Entertainment

'Boyhood' Got Me On Board with 'Toy Story 4'

by Michael Arbeiter

I, too, was vehemently opposed to the idea of a Toy Story 4 . My reasons were probably similar to yours: fearful insistence that further additions to the trilogy would dilute the perfect ending we saw in the 2010 threequel. Just as any devoted opponent of a fourth Toy Story movie would, I’d profess that this was no ordinary series.

To its generation — the collective that entered Andy’s world as children and bade him valedictions on the dawn of its own adulthood — Toy Story stands as the foremost artistic testament to growing up, allotting some of its young viewers’ their first experiences with the ideas of change and loss, and distributing these ideas over the span of an American childhood. When everything that Toy Story had purveyed — these wholly substantial institutions upon which many Pixar-raised youngsters had founded their definitions of friendship and life — was capped with an impossibly satisfying farewell between Andy and his best friend Woody, it meant a validation of all the values that the films had instilled within us. Sound about right?

So, as did many, I faced the notion of a follow-up to Toy Story 3 as something of a threat. Would a fourth movie undo the goodwill imparted by that final “So long, partner”? Would it retroactively rob us of the solidity associated with the all-important story? From the moment I first heard about the prospect of a Toy Story 4, I trembled over the inevitability of these brands of fate. But I’ve since come to understand that not only would it be shy of disastrous, it might perhaps be altogether necessary for a fourth movie to make its way to theaters. And that realization came thanks, in part, to Boyhood.

My anticipation for the Richard Linklater epic was sky-high; emotional preparations were made to access the greatest take on the coming-of-age genre I’d yet to see. If you’ve seen Boyhood, you know that it is not quite what the coming-of-age genre has readied us for. It is decidedly lacking in epiphany moments, neat summations, or sweeping messages about what it means to be a boy, to be alive. It is, instead, a genuine movie about growing up. It is messy, rambling, and organic.

Best of all, it is provocative of this imperfection as a requisite for ample living. It insists that each and every component of its story, and of a life on its own, is equal the show-stopping scene. All endeavors — camping, graduation, working in a kitchen, reading Harry Potter, walking down the block, watching your stepfather throw a fit, talking, staring, everything and nothing — are of the same import, and met with the same appreciation.

A Toy Story 4, in its unraveling of the proper bow atop the Toy Storys we have to date, wouldn’t be “neat.” It would feel risky, frightening, and extraneous. But these, also, are characteristics of leaving childhood. If we leave off forever with that perfect moment between Andy and Woody, it’s almost as if we’re relegating ourselves to a seizure of time — an eternal preservation of the moment we’d prefer to be living in, which is altogether contradictory to what Toy Story has always been about.

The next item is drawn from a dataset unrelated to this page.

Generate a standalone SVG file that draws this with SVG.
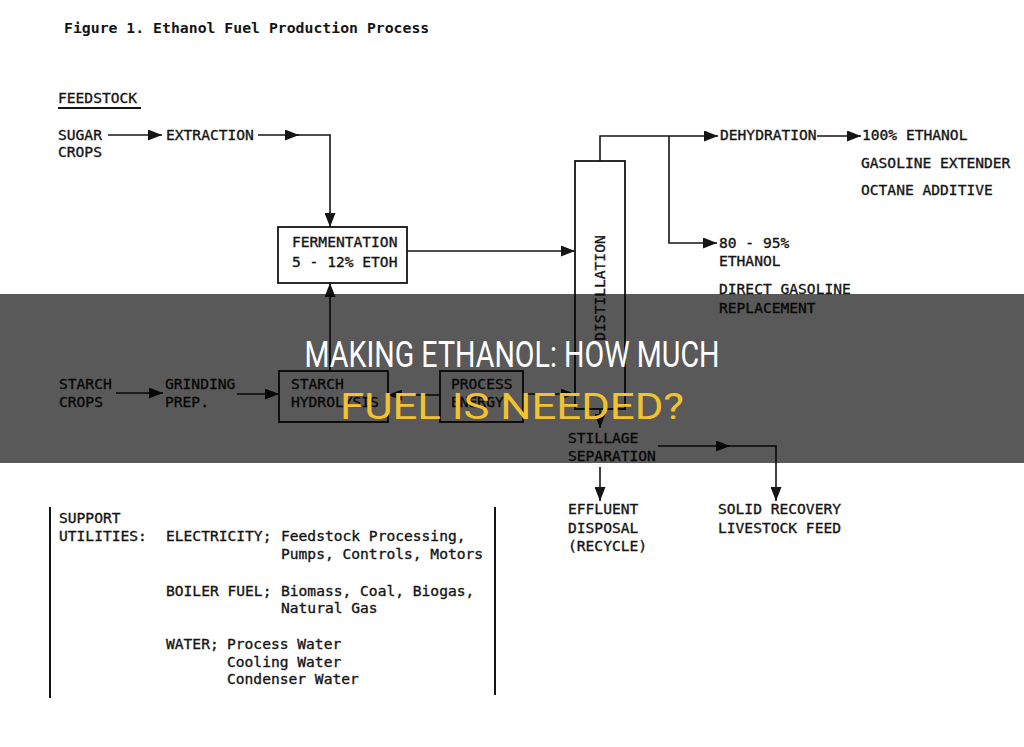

Everybody has his or her personal narrative when it comes to Toy Story. Mine — one riddled with remarkable clichés — began at age seven in a New York City multiplex. My father couriered my older sister, her best friends (the twins from down the block), and me to the theater to watch the movie. The girls broke off to sit independent from us, something I didn’t then quite get. I was happy to enjoy the animated majesty in the company of my father, the benefactor of my pop culture tastes from Groucho Marx to Pinky and the Brain.

In ’99, two years after relocating to the suburbs, my dad and I went solo to Toy Story 2, a then unrealized bookend to our pop culture-founded bond. As my impending adolescence would messenger in the usual set of banal traditions — hostility, depression, halfhearted rebellion against the patron of my love for wordplay and plots to take over the world — and his work-laden 50s would render little time or brainpower toward the effort to combat any of the above, our movie trips together ended with the Pixar sequel.

…And only picked up again in 2010, when — following a graduation from college and a trip overseas that left me aimless, misanthropic, and effectively panphobic — I called up the father to whom I had spoken nary a few words at any singular instance over the point of the last five years, asking if he’d be available to see Toy Story 3. He was just about to call me with the same request, he said.

So, there you are. A perfectly overly sentimental relationship with a movie about just that: the pangs of growing up. We can’t expect to stay young and unscathed forever — an impossibility and a hypothetical shortchanging on the bounties of life — so why should we expect to hold onto that youthful perfection that capped our generation’s coming-of-age epic? A Toy Story 4 might not be as heartrendingly tidy as Toy Story 3, but it’d be wholly in line with everything its series has been about. And perhaps a necessity if we want that lesson to land.